The crew, painted with wild, distorted brushstrokes of yellow and red, emerges from the darkness like urban ghosts, their faces obscured by shades and scarves, modern-day specters on a treasure hunt. The use of saturated, almost glitch-like color infusions feels digitally fragmented yet thematically grounded in the gritty, organic reality of their mission: to dredge the Seine’s depths for remnants of a forgotten revolution. It’s a tableau of existential labor, as these nameless men pursue relics of France’s volatile history—golden artifacts and abandoned furniture—remnants not just of wealth but of upheaval, revolution, and the ever-present undercurrent of chaos that shaped modern France.

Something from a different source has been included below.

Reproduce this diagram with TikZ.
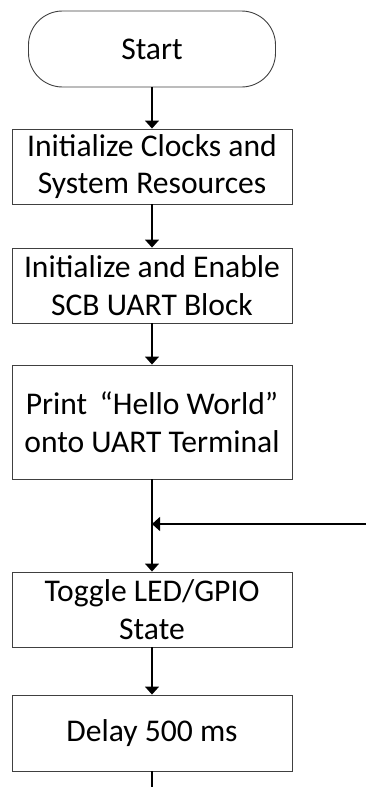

The Seine, now a murky graveyard, becomes a metaphor for the depths of forgotten history. Much like the Titanic's treasure embedded in the ocean floor, these relics speak of opulence lost and the transient nature of power. Harman hints at existential questions: What does it mean to retrieve and resurrect the past? And, more importantly, what is left of history when it sinks out of reach? The divers are both heroes and scavengers, suspended in the liminal space between survival and glory, each stroke of the paddle on their baroque canoe echoing through the centuries.
The heavy brushstrokes, bleeding color, and frenetic energy are at once an homage to both baroque opulence and a disruption of classical formality. The figures seem fractured by the weight of their task, as though burdened by the weight of history itself. The Notre-Dame, now an architectural ghost, oversees their futile pursuit, a reminder that while treasures may be found, the past cannot be reclaimed in its entirety.
This painting is not just a scene; it is an existential narrative wrapped in anachronism. The crew’s journey into the past reflects our own human need to make sense of history, to dig beneath the surface of the present, and to confront what lies beneath, even if it can never be fully resurrected.